WHAT TO DO.
Print nothing but the lines from the start of the listing below through the line that contains "55, 6, 1, 0.5];". Do not include the pictures.

## start DATA EXTRACT

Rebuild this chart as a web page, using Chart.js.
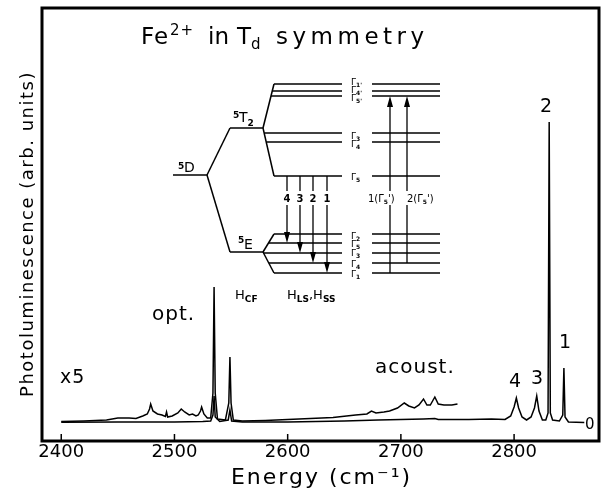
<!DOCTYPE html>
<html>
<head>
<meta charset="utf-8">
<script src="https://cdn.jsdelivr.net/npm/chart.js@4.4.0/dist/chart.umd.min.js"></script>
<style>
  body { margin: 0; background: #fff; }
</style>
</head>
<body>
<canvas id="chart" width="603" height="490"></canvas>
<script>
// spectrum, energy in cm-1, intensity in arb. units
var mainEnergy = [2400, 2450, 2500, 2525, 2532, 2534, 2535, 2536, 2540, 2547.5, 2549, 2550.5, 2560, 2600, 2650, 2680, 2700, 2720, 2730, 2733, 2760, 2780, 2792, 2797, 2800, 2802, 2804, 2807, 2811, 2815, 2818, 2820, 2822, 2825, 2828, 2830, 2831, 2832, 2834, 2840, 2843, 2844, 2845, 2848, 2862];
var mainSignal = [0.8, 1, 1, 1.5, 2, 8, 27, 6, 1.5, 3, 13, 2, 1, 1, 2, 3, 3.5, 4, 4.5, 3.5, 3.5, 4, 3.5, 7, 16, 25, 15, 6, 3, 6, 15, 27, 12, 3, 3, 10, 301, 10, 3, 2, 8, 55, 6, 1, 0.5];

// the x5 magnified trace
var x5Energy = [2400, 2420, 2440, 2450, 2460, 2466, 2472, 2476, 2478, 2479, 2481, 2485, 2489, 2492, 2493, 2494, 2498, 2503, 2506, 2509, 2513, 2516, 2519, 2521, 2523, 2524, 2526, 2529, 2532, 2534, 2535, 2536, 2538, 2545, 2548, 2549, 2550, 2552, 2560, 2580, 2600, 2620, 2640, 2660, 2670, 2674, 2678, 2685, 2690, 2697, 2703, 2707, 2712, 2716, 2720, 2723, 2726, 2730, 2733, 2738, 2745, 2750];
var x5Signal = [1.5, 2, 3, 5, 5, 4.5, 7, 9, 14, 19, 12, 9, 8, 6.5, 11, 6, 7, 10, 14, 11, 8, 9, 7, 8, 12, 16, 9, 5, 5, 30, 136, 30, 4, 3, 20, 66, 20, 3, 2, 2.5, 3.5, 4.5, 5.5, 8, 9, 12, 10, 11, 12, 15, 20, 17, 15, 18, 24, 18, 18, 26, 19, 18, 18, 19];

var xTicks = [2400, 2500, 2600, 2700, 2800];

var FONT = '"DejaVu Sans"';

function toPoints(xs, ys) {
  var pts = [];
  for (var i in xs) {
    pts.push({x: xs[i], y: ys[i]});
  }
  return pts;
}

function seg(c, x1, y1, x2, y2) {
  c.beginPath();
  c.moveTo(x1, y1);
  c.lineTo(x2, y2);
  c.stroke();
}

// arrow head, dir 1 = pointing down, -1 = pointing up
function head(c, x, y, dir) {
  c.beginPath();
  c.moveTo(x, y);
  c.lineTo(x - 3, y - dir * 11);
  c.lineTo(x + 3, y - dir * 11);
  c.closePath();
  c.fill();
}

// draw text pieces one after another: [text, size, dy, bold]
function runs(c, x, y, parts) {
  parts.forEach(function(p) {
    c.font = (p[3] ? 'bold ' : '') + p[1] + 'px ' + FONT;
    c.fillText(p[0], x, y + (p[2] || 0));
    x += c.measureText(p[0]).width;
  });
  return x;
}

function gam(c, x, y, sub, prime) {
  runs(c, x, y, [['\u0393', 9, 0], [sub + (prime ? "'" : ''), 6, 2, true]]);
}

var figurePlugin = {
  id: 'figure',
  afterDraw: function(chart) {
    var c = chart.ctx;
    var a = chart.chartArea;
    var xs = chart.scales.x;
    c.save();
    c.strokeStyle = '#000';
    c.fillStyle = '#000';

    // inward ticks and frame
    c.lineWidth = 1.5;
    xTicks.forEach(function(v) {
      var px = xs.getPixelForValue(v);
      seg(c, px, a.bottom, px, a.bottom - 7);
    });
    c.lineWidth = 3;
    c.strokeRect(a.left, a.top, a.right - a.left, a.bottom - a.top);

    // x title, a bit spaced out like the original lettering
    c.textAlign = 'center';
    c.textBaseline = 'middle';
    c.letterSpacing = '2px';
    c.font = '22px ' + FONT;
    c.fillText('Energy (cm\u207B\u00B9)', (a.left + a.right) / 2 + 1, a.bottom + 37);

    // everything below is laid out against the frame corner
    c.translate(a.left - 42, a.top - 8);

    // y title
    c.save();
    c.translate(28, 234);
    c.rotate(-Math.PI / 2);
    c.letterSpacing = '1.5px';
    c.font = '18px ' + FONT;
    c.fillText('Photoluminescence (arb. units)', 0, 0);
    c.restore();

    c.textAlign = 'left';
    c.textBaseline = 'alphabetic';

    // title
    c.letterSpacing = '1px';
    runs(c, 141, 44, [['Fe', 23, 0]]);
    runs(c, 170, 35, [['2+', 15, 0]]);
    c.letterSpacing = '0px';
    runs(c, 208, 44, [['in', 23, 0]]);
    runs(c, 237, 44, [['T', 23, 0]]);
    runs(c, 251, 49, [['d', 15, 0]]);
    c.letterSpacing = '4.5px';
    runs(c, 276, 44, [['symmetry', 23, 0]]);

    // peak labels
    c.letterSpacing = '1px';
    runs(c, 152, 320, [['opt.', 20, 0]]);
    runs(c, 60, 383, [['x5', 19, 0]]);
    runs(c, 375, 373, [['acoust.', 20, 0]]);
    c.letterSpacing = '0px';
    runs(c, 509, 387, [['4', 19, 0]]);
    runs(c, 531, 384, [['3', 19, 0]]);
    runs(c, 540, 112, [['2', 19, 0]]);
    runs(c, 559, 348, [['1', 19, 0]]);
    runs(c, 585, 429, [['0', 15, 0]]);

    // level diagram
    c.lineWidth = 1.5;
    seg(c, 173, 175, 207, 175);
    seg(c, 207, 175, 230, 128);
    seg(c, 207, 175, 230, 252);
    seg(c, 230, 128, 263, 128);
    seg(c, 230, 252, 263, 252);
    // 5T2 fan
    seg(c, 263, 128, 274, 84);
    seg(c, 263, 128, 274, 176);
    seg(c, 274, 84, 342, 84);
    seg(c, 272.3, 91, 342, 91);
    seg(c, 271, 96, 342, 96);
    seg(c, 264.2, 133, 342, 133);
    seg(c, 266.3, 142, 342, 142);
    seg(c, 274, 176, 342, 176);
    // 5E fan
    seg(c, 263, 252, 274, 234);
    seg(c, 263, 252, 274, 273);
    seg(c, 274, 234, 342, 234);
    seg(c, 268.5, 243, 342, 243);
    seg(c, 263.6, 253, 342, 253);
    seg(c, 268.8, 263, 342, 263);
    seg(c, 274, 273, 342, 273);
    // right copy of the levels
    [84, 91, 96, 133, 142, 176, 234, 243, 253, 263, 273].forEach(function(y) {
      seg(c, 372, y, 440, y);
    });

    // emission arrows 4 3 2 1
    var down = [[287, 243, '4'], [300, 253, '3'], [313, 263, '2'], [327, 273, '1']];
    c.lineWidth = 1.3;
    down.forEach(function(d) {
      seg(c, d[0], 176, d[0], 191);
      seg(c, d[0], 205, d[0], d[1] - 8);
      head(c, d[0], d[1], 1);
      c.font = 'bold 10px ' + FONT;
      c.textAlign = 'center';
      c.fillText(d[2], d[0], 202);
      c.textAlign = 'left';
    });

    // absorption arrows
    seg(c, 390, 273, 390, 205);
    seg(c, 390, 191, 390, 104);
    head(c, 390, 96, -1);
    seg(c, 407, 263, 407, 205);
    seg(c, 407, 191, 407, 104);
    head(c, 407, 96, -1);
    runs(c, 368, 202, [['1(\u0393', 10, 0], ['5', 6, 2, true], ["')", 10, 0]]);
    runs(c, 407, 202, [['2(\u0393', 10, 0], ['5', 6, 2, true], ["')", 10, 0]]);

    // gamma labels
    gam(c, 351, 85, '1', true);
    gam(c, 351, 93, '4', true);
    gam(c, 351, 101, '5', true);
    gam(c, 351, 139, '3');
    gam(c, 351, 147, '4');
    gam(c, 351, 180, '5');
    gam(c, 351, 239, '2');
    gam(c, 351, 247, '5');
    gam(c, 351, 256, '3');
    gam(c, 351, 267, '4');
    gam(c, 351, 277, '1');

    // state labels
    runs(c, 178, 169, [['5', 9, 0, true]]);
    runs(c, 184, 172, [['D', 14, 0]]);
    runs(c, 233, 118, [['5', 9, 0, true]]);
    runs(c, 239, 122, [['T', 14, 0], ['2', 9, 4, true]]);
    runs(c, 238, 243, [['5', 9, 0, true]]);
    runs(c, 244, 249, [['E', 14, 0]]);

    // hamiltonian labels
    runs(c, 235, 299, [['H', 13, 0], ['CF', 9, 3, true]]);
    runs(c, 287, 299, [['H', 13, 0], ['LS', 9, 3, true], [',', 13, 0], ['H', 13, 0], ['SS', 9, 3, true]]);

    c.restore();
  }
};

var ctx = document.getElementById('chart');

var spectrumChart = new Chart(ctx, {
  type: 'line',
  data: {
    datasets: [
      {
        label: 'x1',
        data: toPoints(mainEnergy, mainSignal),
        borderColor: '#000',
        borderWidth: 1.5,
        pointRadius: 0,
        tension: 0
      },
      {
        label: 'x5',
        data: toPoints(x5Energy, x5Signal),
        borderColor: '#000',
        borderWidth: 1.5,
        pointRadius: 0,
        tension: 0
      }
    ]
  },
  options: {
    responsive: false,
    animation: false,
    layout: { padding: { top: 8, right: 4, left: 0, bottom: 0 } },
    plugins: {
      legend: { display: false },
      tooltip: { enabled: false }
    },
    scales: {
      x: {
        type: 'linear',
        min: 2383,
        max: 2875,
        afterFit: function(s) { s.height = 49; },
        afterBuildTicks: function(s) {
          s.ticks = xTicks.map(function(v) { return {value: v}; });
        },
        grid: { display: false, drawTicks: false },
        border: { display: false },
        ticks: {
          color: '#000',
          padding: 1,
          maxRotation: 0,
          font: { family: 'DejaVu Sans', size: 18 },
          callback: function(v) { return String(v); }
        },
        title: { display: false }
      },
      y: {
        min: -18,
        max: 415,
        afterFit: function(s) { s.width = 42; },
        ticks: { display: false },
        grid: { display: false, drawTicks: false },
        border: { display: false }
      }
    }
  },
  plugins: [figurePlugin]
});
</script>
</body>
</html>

## end DATA EXTRACT

ANSWER TO THIS TASK.
Rebuild this chart as a web page, using Chart.js.
<!DOCTYPE html>
<html>
<head>
<meta charset="utf-8">
<script src="https://cdn.jsdelivr.net/npm/chart.js@4.4.0/dist/chart.umd.min.js"></script>
<style>
  body { margin: 0; background: #fff; }
</style>
</head>
<body>
<canvas id="chart" width="603" height="490"></canvas>
<script>
// spectrum, energy in cm-1, intensity in arb. units
var mainEnergy = [2400, 2450, 2500, 2525, 2532, 2534, 2535, 2536, 2540, 2547.5, 2549, 2550.5, 2560, 2600, 2650, 2680, 2700, 2720, 2730, 2733, 2760, 2780, 2792, 2797, 2800, 2802, 2804, 2807, 2811, 2815, 2818, 2820, 2822, 2825, 2828, 2830, 2831, 2832, 2834, 2840, 2843, 2844, 2845, 2848, 2862];
var mainSignal = [0.8, 1, 1, 1.5, 2, 8, 27, 6, 1.5, 3, 13, 2, 1, 1, 2, 3, 3.5, 4, 4.5, 3.5, 3.5, 4, 3.5, 7, 16, 25, 15, 6, 3, 6, 15, 27, 12, 3, 3, 10, 301, 10, 3, 2, 8, 55, 6, 1, 0.5];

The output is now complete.